#### Material
---------------

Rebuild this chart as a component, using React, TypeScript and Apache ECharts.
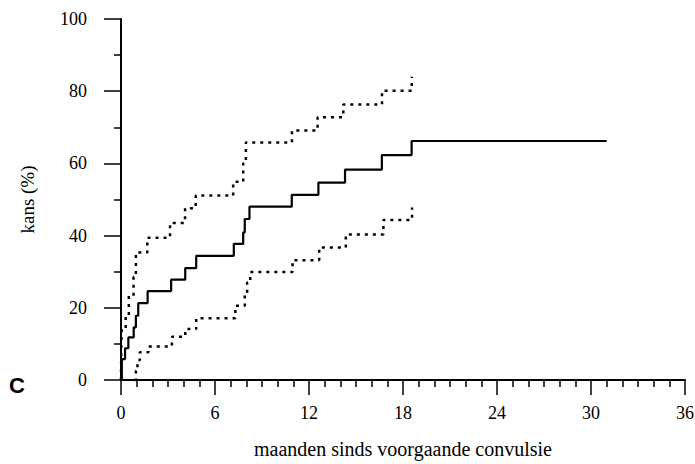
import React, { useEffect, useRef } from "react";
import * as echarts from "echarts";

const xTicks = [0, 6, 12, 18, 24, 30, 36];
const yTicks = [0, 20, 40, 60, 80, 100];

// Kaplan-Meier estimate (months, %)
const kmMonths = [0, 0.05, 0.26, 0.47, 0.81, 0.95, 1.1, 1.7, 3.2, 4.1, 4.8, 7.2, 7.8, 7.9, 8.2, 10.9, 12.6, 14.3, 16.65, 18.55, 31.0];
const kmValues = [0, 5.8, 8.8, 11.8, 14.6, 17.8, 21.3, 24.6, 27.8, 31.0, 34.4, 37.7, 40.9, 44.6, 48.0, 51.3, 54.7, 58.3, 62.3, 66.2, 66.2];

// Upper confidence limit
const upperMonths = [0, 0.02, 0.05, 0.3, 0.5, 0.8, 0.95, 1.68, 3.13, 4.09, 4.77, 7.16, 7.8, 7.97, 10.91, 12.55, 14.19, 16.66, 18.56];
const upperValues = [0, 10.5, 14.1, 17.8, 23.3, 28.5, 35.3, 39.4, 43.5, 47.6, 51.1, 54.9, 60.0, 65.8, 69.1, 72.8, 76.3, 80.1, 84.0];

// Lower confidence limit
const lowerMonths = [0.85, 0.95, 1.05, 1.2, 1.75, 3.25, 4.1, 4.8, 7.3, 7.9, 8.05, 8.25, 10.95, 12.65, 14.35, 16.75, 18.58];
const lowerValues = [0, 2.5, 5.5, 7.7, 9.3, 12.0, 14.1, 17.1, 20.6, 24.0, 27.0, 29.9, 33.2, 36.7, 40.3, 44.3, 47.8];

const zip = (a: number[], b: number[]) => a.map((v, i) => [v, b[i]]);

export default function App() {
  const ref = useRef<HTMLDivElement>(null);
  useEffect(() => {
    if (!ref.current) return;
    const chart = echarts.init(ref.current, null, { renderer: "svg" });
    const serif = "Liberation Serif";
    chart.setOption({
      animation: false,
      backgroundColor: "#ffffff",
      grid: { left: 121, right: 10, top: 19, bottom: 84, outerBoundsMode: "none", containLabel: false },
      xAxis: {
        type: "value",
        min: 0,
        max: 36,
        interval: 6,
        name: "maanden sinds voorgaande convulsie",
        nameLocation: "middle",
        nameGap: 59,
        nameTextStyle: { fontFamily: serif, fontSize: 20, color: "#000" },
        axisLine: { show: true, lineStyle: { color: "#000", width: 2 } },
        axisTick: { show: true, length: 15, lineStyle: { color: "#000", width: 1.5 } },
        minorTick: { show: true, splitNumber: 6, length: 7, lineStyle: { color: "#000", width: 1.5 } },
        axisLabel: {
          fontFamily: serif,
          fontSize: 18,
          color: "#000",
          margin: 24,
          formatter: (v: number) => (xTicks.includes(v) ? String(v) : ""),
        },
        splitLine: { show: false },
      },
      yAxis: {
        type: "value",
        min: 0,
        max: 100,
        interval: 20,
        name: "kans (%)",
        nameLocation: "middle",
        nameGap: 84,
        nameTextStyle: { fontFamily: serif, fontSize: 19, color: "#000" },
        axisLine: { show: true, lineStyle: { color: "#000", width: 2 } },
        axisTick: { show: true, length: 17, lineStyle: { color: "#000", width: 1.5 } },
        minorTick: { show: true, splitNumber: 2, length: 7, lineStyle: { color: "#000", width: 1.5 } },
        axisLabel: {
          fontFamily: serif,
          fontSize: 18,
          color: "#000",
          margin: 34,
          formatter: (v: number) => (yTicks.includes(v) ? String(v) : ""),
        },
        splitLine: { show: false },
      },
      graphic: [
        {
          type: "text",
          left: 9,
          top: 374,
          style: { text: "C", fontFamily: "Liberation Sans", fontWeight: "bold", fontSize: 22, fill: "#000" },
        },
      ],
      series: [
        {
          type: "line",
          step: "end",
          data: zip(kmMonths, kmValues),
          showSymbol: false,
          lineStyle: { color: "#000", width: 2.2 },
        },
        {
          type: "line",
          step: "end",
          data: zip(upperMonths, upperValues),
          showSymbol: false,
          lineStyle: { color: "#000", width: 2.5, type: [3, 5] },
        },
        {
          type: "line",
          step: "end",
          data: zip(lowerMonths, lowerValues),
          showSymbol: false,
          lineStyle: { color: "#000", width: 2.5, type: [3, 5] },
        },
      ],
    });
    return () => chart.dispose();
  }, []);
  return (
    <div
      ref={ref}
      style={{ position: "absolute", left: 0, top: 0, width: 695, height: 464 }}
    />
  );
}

---------------

#### Goal of the exercise
Restate each line from the start of the listing through the line bearing "const yTicks = [0, 20, 40, 60, 80, 100];" word for word. Drop the pictures.

#### The result
Rebuild this chart as a component, using React, TypeScript and Apache ECharts.
import React, { useEffect, useRef } from "react";
import * as echarts from "echarts";

const xTicks = [0, 6, 12, 18, 24, 30, 36];
const yTicks = [0, 20, 40, 60, 80, 100];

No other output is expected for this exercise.